Several places sell dry reef-based rocks for much cheaper then live rock, and there are some really nice looking ceramic rocks available as well. If you like DIY stuff, lots of people have made fake rock (sometimes called agrocrete) out of portland cement and aragonite gravel. People have also used quick drying hydraulic cements for this. Someone (cant remember if I saw this here or on RC) even made south-pacific style cement statues with LED lights behind them.
 

·
Registered
Joined
·
476 Posts
as long as you've got plenty of live rock for filtration and happy critters there's nothing wrong with using ornaments made for aquariums; have fun!
 

·
Administrator
Joined
·
34,435 Posts
the biggest problem with using plastic decorations is that they will most likely be the first things covered up in coralline. other than that it is totally up to the aquarium decorator.
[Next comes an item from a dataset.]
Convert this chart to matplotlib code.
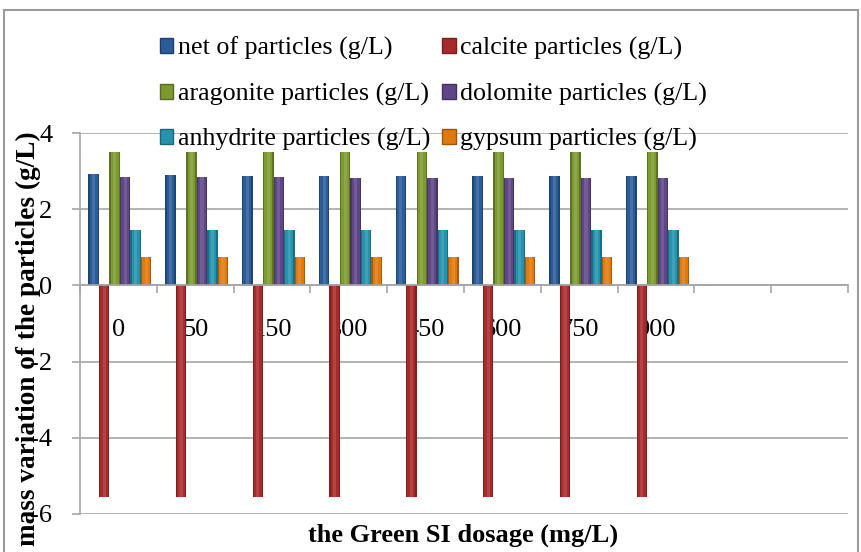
import matplotlib
matplotlib.use("Agg")
import matplotlib.pyplot as plt
import numpy as np
from matplotlib.patches import Patch, Rectangle
import matplotlib.colors as mcolors

plt.rcParams['font.family'] = ['Liberation Serif', 'DejaVu Serif']

categories = ['0', '50', '150', '300', '450', '600', '750', '900', '', '']
net = [2.92, 2.90, 2.88, 2.88, 2.88, 2.88, 2.88, 2.88]
calcite = [-5.55, -5.55, -5.55, -5.55, -5.56, -5.56, -5.56, -5.56]
aragonite = [3.50, 3.50, 3.50, 3.50, 3.50, 3.50, 3.50, 3.50]
dolomite = [2.85, 2.84, 2.84, 2.83, 2.83, 2.83, 2.83, 2.83]
anhydrite = [1.45, 1.45, 1.45, 1.45, 1.45, 1.45, 1.45, 1.45]
gypsum = [0.74, 0.74, 0.74, 0.74, 0.74, 0.74, 0.74, 0.74]

series = [
    ("net of particles (g/L)", net, "#2a5c99"),
    ("calcite particles (g/L)", calcite, "#a82b2b"),
    ("aragonite particles (g/L)", aragonite, "#7c9a30"),
    ("dolomite particles (g/L)", dolomite, "#5f4687"),
    ("anhydrite particles (g/L)", anhydrite, "#2593ad"),
    ("gypsum particles (g/L)", gypsum, "#e0790f"),
]

W, H = 862, 552
fig = plt.figure(figsize=(W / 100, H / 100), dpi=100)
ax = fig.add_axes([80 / W, 1 - 514 / H, (848 - 80) / W, (514 - 133) / H])

n = len(series)
group = 0.82
bw = group / n
x = np.arange(len(net))


def shade(c, f):
    r, g, b = mcolors.to_rgb(c)
    if f >= 0:
        return (r + (1 - r) * f, g + (1 - g) * f, b + (1 - b) * f)
    return (r * (1 + f), g * (1 + f), b * (1 + f))


for k, (name, vals, col) in enumerate(series):
    xs = x - group / 2 + bw * (k + 0.5) + 0.02
    ax.bar(xs, vals, width=bw, color=shade(col, -0.25), edgecolor='none', zorder=3)
    ax.bar(xs, vals, width=bw * 0.75, color=col, edgecolor='none', zorder=3)
    ax.bar(xs, vals, width=bw * 0.3, color=shade(col, 0.12), edgecolor='none', zorder=3)

ax.set_xlim(-0.5, len(categories) - 0.5)
ax.set_ylim(-6, 4)
ax.set_yticks([-6, -4, -2, 0, 2, 4])
ax.set_yticklabels(['-6', '-4', '-2', '0', '2', '4'])
ax.grid(axis='y', color='#a6a6a6', linewidth=1.2, zorder=0)
ax.set_axisbelow(True)

for s in ['top', 'right']:
    ax.spines[s].set_visible(False)
ax.spines['left'].set_color('#a6a6a6')
ax.spines['left'].set_linewidth(1.2)
ax.spines['bottom'].set_position(('data', 0))
ax.spines['bottom'].set_color('#a6a6a6')
ax.spines['bottom'].set_linewidth(1.2)
ax.spines['bottom'].set_zorder(4)

ax.set_xticks(np.arange(len(categories)))
ax.set_xticklabels(categories)
ax.set_xticks(np.arange(len(categories) + 1) - 0.5, minor=True)
ax.tick_params(axis='x', which='major', length=0, pad=24, labelsize=19)
ax.tick_params(axis='x', which='minor', length=6, width=1.2, color='#a6a6a6', direction='out')
ax.tick_params(axis='y', length=6, width=1.2, color='#a6a6a6', pad=14, labelsize=19)

fig.text(463 / W, 1 - 535 / H, "the Green SI dosage (mg/L)", ha='center', va='center',
         fontsize=19, fontweight='bold')
fig.text(28 / W, 1 - 339 / H, "mass variation of the particles (g/L)", ha='center', va='center',
         rotation=90, fontsize=19.6, fontweight='bold')

# legend filled row by row, two columns (matplotlib fills column-major)
order = [0, 2, 4, 1, 3, 5]
handles = [Patch(facecolor=series[i][2], edgecolor=shade(series[i][2], -0.3)) for i in order]
labels = [series[i][0] for i in order]
fig.legend(handles, labels, ncol=2, frameon=False, fontsize=18.7,
           loc='upper left', bbox_to_anchor=(147 / W, 1 - 24 / H),
           handlelength=0.52, handleheight=0.52, handletextpad=0.18,
           columnspacing=0.45, labelspacing=0.86, borderpad=0)

fig.patches.append(Rectangle((4 / W, -0.05), (858 - 4) / W, 1.05 - 10 / H,
                             transform=fig.transFigure, fill=False,
                             edgecolor='#9a9a9a', linewidth=1.5))

fig.savefig("out.png", dpi=100)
bubblers are just bad in SW. they for all intense and purposes turn your aquarium into a protein skimmer. the bubbles bind nutrients then bring them up to the waters surface where they pop, leaving a thick film on the waters surface that will need to skimmed off.

G~

G~
 

·
Registered
Joined
·
99 Posts
Discussion Starter · #8 ·
Thanks for the great info!

Scuba Steve might make an appearance, who knows. :nuts:

Another question...I saw in another thread someone using black sand. I assume this was something akin to Tahitian Moon Sand (I think that's what its called). It's a sillica sand from what I can tell. If I rinsed that and put it in the tank with the LR, would that be an acceptable substrate? Are there other blackish sand products that can be used?

And I guess while I'm at it, when you rinse the substrate, I gather it's done under normal tap water. Between the time it's rinsed and the time it goes in the tank, does it need to get rinsed again with either SW or distilled water?

Mike.
 

·
ReefDreams
Joined
·
397 Posts
i saw a big tank with black sand ! i thought it looked cool is thir more threads on this i can read up more ?? can some one pm me with that page or info ???
 

·
Administrator
Joined
·
34,435 Posts
silica sand is fine. the biggest problem with silica sand is the fact that it does not bind phosphates like aragonite based substrates. this could be a good thing or a bad thing depending on your maintenance schedule. because it does not bind phosphates the sand bed will quickly fill up with phosphates and start leaching them back into the water column. with a calcium carbonate based substrate the binding effect allows a lot more phosphates to be taken up by the sand bed before it starts leaching back into the water column.

to counter this with a silica bases substrate you will need to siphon it clean very often to keep the phosphate levels down. most silica sands are pretty heavy so they are fairly easy to siphon. this of course will not work with a calcium carbonate substrate. phosphates can only be broken from the sand by bacterial turgor. this can not occur in the sand bed for a number of reasons. so eventually a calcium carbonate bases sand bed will need to be replaced completely to regain its phosphate binding ability.

G~
 

·
Registered
Joined
·
99 Posts
Discussion Starter · #12 ·
So essentially when doing the water change, might as well use the gravel vacuum thingamajig, and kill two birds with one stone?

Mike.
 

·
Administrator
Joined
·
34,435 Posts
if the sand bed is under 3" than deep cleaning the sand bed with a vacuumagiggy is almost a necessity. the more you do it the better. you just need to make sure you do not undermine the LR. another reason to raise the LR up on stands.